The research work supported by the PRF and carried out by Rob has involved the creation of ROMP-based polymers that bear ligands selective for copper. The ability to capture copper is particularly important in the context of potential radiopharmaceuticals. The key isotope, 64Cu, is always contaminated with Ni(II) and separating the two divalent cations (i.e., Cu(II) from Ni(II)) in aqueous media is nontrivial; indeed, it is currently an unsolved problem. Rob successfully functionalized a 2,6-pyridine dicarboxylate in a way that it could be used in ROMP. He characterized the resulting polymer and showed it was selective for Cu(II) over Ni(II). The structure of the free polymer, chelated form, and representative competition data are shown in Figure 1. The work itself has been written up and submitted for publication. Support from this grant is acknowledged. However, as yet, no editorial decision has been rendered.

Figure 2. Cartoon representations: a Formation of 3D color codes via the interfacial adhesion of individual domains made up of hydrogels G1, G2, and G3 (G3-1 and G3-2). b Information protection, designated information, and information erasing of Code A. c Transformation of encoded information by physical and chemical approaches.

The research work supported by the PRF and carried out by Xiaofan has involved the creation of a new class of self- and hetero-healing hydrogels containing built-in fluorophores. The result of this "stickiness" is system that can be physically manipulated to produce color codes suitable for reading using a readily downloadable 'app'.

Figure 3. Chemical structures and cartoon representations of the non-fluorescent hydrogel G0, blue-fluorescent hydrogel G1, green-fluorescent hydrogel G2, non-responsive red-fluorescent hydrogel G3-1, and ammonia-responsive red-fluorescent hydrogel G3-2.

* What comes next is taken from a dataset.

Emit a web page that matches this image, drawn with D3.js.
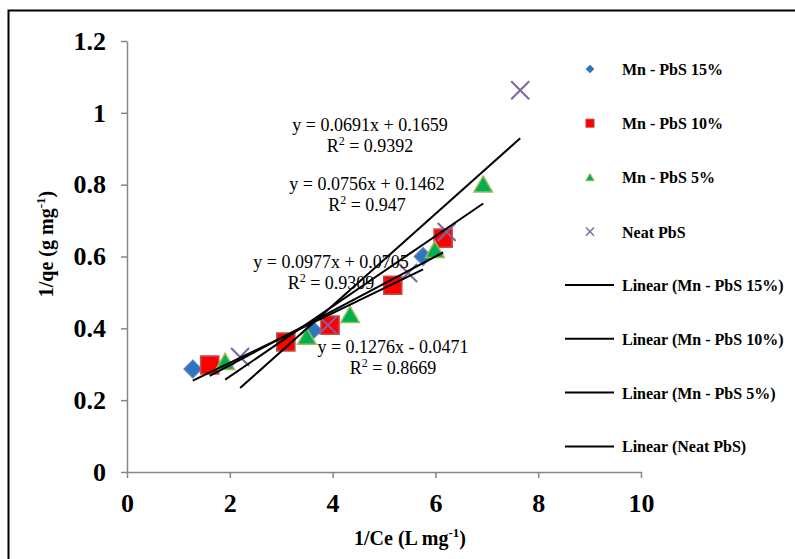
<!DOCTYPE html>
<html>
<head>
<meta charset="utf-8">
<script src="https://cdn.jsdelivr.net/npm/d3@7"></script>
<style>
  body { margin: 0; background: #fff; }
  svg { font-family: "Liberation Serif", "Times New Roman", serif; }
</style>
</head>
<body>
<div id="chart"></div>
<script>
// Series data: [1/Ce, 1/qe]
var mn15 = [[1.28, 0.287], [3.62, 0.395], [5.76, 0.600]];
var mn10 = [[1.61, 0.298], [3.09, 0.362], [3.95, 0.409], [5.17, 0.520], [6.15, 0.651]];
var mn5 = [[1.91, 0.306], [3.50, 0.376], [4.34, 0.437], [5.99, 0.618], [6.93, 0.800]];
var neat = [[2.20, 0.320], [3.91, 0.409], [5.47, 0.554], [6.22, 0.668], [7.65, 1.063]];

// Trendline coefficients as printed on the chart: [slope, intercept]
var fit15 = [0.0691, 0.1659];
var fit10 = [0.0756, 0.1462];
var fit5 = [0.0977, 0.0705];
var fitNeat = [0.1276, -0.0471];

var eqLabels = [
  ["y = 0.0691x + 0.1659", "0.9392"],
  ["y = 0.0756x + 0.1462", "0.947"],
  ["y = 0.0977x + 0.0705", "0.9309"],
  ["y = 0.1276x - 0.0471", "0.8669"]
];

var seriesNames = ["Mn - PbS 15%", "Mn - PbS 10%", "Mn - PbS 5%", "Neat PbS"];
var xTicks = [0, 2, 4, 6, 8, 10];
var yTicks = [0, 0.2, 0.4, 0.6, 0.8, 1, 1.2];

var width = 795, height = 559;

var svg = d3.select("#chart").append("svg")
    .attr("width", width)
    .attr("height", height);

// Outer frame (runs off the right and bottom edges)
svg.append("rect")
    .attr("x", 8.5).attr("y", 10.5)
    .attr("width", 800).attr("height", 560)
    .style("fill", "none")
    .style("stroke", "#000")
    .style("stroke-width", 2);

var x = d3.scaleLinear().domain([0, 10]).range([127, 641]);
var y = d3.scaleLinear().domain([0, 1.2]).range([472, 41]);

// Axes
var xAxis = svg.append("g")
    .attr("transform", "translate(0," + y(0) + ")")
    .call(d3.axisBottom(x).tickValues(xTicks).tickSize(6).tickSizeOuter(0).tickFormat(d3.format("d")));
var yAxis = svg.append("g")
    .attr("transform", "translate(" + x(0) + ",0)")
    .call(d3.axisLeft(y).tickValues(yTicks).tickSize(6).tickSizeOuter(0)
      .tickFormat(function(d) { return d === 0 ? "0" : d === 1 ? "1" : d3.format(".1f")(d); }));

[xAxis, yAxis].forEach(function(a) {
  a.select(".domain").style("stroke", "#868686").style("stroke-width", 1.5);
  a.selectAll(".tick line").style("stroke", "#868686").style("stroke-width", 1.5);
  a.selectAll(".tick text")
      .style("font-family", "Liberation Serif")
      .style("font-weight", "bold")
      .style("font-size", "26px")
      .style("fill", "#000");
});
xAxis.selectAll(".tick text").attr("y", 22);
yAxis.selectAll(".tick text").attr("x", -21);

// Axis titles
var xTitle = svg.append("text")
    .attr("x", 410).attr("y", 545)
    .attr("text-anchor", "middle")
    .style("font-weight", "bold")
    .style("font-size", "20px");
xTitle.append("tspan").text("1/Ce (L mg");
xTitle.append("tspan").attr("dy", -8).style("font-size", "13px").text("-1");
xTitle.append("tspan").attr("dy", 8).text(")");

var yTitle = svg.append("text")
    .attr("transform", "translate(53,244) rotate(-90)")
    .attr("text-anchor", "middle")
    .style("font-weight", "bold")
    .style("font-size", "20px");
yTitle.append("tspan").text("1/qe (g mg");
yTitle.append("tspan").attr("dy", -8).style("font-size", "13px").text("-1");
yTitle.append("tspan").attr("dy", 8).text(")");

// Marker styles
var styles = [
  { shape: "diamond", size: 150, fill: "#2e74c0", stroke: "#4f81bd" },
  { shape: d3.symbolSquare, size: 330, fill: "#ff0000", stroke: "#c0504d" },
  { shape: d3.symbolTriangle, size: 150, fill: "#00b050", stroke: "#9bbb59" },
  { shape: "cross", size: 9, fill: "none", stroke: "#8064a2" }
];

function drawMarker(g, st, cx, cy, scale) {
  if (st.shape === "cross") {
    var r = st.size * scale;
    g.append("path")
        .attr("d", "M" + (cx - r) + "," + (cy - r) + "L" + (cx + r) + "," + (cy + r) +
                   "M" + (cx - r) + "," + (cy + r) + "L" + (cx + r) + "," + (cy - r))
        .style("stroke", st.stroke)
        .style("stroke-width", 2 * Math.max(scale, 0.7));
    return;
  }
  var isDiamond = st.shape === "diamond";
  var type = isDiamond ? d3.symbolSquare : st.shape;
  var yOff = st.shape === d3.symbolTriangle ? 2 * scale : 0;
  g.append("path")
      .attr("transform", "translate(" + cx + "," + (cy + yOff) + ")" + (isDiamond ? " rotate(45)" : ""))
      .attr("d", d3.symbol().type(type).size(st.size * scale * scale)())
      .style("fill", st.fill)
      .style("stroke", st.stroke)
      .style("stroke-width", 1.5 * Math.max(scale, 0.6));
}

var allSeries = [mn15, mn10, mn5, neat];
var fits = [fit15, fit10, fit5, fitNeat];

var points = svg.append("g").attr("class", "points");
allSeries.forEach(function(data, i) {
  var g = points.append("g");
  data.forEach(function(d) {
    drawMarker(g, styles[i], x(d[0]), y(d[1]), 1);
  });
});

// Trendlines across each series' x extent
var lines = svg.append("g").attr("class", "trend");
allSeries.forEach(function(data, i) {
  var ext = d3.extent(data, function(d) { return d[0]; });
  var f = fits[i];
  lines.append("line")
      .attr("x1", x(ext[0])).attr("y1", y(f[0] * ext[0] + f[1]))
      .attr("x2", x(ext[1])).attr("y2", y(f[0] * ext[1] + f[1]))
      .style("stroke", "#000")
      .style("stroke-width", 2);
});

// Equation labels
var eqPos = [[370, 131], [367, 190], [331, 268], [393, 353]];
var eq = svg.append("g").style("font-size", "18px");
eqLabels.forEach(function(lab, i) {
  eq.append("text")
      .attr("x", eqPos[i][0]).attr("y", eqPos[i][1])
      .attr("text-anchor", "middle")
      .text(lab[0]);
  var r = eq.append("text")
      .attr("x", eqPos[i][0]).attr("y", eqPos[i][1] + 21)
      .attr("text-anchor", "middle");
  r.append("tspan").text("R");
  r.append("tspan").attr("dy", -7).style("font-size", "12px").text("2");
  r.append("tspan").attr("dy", 7).text(" = " + lab[1]);
});

// Legend
var legend = svg.append("g").style("font-size", "16px").style("font-weight", "bold");
seriesNames.forEach(function(name, i) {
  var ly = 69 + i * 54.2;
  drawMarker(legend, styles[i], 590, ly, 0.45);
  legend.append("text").attr("x", 622).attr("y", ly + 6).text(name);
});
seriesNames.forEach(function(name, i) {
  var ly = 285 + i * 53.8;
  legend.append("line")
      .attr("x1", 565).attr("x2", 614)
      .attr("y1", ly).attr("y2", ly)
      .style("stroke", "#000").style("stroke-width", 2);
  legend.append("text").attr("x", 622).attr("y", ly + 6).text("Linear (" + name + ")");
});
</script>
</body>
</html>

The basic design is shown in Figure 2. The actual materials that comprise the constitute gels are shown in Figure 3. We consider this work exciting given how manufacturers and suppliers depend on information to help them deal with the complexity caused by global operations, value chains, and markets. An ability to transform or adjust encoded information, rather than just storing it in a static form, would allow increased benefits to producers and consumers alike. Our gels provide an approach to the creation of fluorescent 3D color codes that permit the encoding of information and its subsequent masking, demasking, erasure, and dedicated conversion to different encoded forms. An added benefit is that the gel arrays may be reprogramed by both chemical and physical means to allow different information to be read out. Finally, due to the nature of the soft materials involved, the codes can be used as wearable materials allowing modulation-amenable information to be read out in a way that is not possible by use of non-dynamic physical attributes, such as finger prints. A first report on this PRF-sponsored hydrogel project has been submitted for publication. However, as yet the fate of the submission is not known.

Conclusion and Future Plans

This PRF-supported foray into the world of receptor-functionalized materials is off to a nice start. Further work will go beyond anions and cations and the use of polar media. This is expected to allow us to address the original project goals of crude oil purification.